Provided data:
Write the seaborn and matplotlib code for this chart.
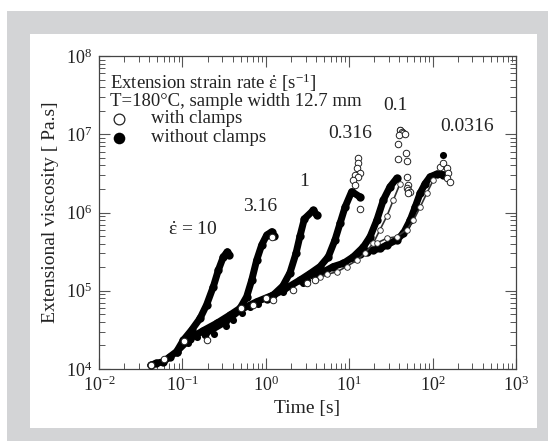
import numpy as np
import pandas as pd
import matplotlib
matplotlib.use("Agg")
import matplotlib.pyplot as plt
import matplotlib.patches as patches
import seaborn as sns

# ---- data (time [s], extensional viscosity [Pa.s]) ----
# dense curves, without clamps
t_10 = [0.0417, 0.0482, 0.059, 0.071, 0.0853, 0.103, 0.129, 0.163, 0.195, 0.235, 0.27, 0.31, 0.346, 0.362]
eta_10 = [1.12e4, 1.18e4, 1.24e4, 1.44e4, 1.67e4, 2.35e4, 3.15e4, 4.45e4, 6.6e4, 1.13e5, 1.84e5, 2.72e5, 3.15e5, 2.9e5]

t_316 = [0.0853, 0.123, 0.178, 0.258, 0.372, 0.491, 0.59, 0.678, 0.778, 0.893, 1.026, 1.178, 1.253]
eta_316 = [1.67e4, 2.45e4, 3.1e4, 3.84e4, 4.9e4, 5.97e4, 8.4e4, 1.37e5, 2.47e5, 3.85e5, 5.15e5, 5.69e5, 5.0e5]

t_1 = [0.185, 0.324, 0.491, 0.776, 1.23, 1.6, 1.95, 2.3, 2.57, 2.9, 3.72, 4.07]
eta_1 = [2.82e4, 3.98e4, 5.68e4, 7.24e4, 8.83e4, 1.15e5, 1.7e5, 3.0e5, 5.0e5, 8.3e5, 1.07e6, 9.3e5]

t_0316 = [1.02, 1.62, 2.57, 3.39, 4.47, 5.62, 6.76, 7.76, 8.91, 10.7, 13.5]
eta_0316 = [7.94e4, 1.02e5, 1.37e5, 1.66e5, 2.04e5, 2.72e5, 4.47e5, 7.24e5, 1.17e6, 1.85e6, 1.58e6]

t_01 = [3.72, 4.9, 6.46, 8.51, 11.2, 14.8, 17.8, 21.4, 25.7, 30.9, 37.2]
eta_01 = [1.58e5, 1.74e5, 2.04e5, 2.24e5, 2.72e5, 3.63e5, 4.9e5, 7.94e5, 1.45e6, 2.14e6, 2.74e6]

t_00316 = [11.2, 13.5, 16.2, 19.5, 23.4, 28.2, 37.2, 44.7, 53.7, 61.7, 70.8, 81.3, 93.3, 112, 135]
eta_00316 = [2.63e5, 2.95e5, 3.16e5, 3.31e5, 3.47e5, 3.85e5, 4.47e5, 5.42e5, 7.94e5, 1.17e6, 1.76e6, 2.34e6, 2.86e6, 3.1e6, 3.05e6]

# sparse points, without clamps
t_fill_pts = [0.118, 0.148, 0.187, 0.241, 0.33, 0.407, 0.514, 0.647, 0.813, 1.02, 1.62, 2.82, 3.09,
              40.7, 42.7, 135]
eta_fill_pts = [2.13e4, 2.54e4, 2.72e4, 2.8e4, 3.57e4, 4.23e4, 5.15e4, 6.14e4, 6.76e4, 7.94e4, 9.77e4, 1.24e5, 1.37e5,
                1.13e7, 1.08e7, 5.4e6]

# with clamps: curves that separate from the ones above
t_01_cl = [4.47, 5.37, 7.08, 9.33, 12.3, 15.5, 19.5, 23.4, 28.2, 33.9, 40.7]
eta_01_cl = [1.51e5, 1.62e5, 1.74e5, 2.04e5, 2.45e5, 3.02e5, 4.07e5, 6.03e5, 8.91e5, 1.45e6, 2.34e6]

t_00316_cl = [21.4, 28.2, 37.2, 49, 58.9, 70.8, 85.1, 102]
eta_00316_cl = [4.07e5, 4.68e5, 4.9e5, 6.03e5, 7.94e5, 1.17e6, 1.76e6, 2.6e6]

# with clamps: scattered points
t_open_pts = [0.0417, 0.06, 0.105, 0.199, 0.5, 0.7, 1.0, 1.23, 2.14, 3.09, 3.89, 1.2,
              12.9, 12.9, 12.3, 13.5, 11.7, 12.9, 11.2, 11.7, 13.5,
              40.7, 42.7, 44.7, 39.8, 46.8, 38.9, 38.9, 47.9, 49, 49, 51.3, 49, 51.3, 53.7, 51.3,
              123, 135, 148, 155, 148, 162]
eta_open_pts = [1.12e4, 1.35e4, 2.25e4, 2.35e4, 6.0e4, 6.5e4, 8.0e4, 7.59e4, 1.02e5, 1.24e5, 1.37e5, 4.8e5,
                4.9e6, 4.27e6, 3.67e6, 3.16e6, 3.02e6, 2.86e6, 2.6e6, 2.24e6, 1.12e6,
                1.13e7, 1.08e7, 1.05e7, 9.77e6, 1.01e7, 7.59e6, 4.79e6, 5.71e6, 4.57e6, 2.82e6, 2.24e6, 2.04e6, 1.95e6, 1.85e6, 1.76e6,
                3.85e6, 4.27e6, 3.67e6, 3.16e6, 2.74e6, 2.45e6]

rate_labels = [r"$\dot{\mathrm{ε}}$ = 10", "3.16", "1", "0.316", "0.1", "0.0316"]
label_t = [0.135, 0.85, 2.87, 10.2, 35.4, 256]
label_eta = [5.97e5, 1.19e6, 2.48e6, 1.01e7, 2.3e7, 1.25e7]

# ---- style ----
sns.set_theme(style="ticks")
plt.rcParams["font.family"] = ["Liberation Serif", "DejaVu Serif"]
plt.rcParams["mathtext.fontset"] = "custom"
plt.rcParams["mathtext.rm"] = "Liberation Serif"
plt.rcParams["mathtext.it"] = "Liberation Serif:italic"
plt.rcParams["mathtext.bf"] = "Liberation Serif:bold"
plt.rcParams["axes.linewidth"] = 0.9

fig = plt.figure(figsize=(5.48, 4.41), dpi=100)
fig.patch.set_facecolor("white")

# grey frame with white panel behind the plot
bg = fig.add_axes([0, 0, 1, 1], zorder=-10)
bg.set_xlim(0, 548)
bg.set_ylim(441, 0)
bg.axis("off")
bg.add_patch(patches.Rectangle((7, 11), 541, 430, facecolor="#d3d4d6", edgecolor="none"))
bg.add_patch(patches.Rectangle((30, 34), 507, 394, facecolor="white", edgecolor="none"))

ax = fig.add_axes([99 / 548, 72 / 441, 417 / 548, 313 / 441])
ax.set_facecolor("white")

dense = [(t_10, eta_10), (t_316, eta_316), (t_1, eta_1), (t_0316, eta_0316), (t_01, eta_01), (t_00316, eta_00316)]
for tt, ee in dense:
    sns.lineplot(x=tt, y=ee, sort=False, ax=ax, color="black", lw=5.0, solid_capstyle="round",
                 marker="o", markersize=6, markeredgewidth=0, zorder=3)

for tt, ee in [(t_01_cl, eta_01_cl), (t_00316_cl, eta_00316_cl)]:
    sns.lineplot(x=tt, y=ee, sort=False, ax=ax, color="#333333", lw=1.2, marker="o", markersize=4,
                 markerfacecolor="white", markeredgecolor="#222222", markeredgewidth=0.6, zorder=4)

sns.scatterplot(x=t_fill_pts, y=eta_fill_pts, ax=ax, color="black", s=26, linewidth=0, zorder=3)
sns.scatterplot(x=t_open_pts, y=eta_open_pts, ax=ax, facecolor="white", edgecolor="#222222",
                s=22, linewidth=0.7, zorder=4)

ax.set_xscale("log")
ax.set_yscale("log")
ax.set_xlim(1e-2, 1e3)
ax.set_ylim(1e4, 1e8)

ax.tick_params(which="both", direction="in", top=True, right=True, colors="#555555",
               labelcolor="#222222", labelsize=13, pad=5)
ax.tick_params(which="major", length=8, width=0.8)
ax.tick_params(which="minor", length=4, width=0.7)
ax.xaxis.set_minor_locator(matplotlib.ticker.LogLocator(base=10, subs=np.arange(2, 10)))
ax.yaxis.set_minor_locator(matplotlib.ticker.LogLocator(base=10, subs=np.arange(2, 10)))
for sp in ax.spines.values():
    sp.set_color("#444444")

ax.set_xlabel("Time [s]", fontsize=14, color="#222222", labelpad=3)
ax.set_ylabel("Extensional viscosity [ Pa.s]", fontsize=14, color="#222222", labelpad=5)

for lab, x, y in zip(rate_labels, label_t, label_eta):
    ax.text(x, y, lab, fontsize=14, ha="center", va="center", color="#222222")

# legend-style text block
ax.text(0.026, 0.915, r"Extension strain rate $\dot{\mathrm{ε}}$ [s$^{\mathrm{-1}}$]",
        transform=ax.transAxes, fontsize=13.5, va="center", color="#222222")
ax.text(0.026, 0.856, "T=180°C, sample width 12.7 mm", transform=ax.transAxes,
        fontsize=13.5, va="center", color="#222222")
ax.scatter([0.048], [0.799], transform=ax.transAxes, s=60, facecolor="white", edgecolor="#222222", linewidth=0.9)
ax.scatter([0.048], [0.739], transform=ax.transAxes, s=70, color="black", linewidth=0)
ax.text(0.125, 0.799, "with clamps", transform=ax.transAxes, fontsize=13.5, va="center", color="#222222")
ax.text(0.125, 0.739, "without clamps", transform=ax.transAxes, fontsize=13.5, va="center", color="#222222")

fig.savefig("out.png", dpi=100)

Given exercise:
Copy exactly the lines running from the beginning of the listing through the line that has "import seaborn as sns". Drop the pictures.

Written reply:
Write the seaborn and matplotlib code for this chart.
import numpy as np
import pandas as pd
import matplotlib
matplotlib.use("Agg")
import matplotlib.pyplot as plt
import matplotlib.patches as patches
import seaborn as sns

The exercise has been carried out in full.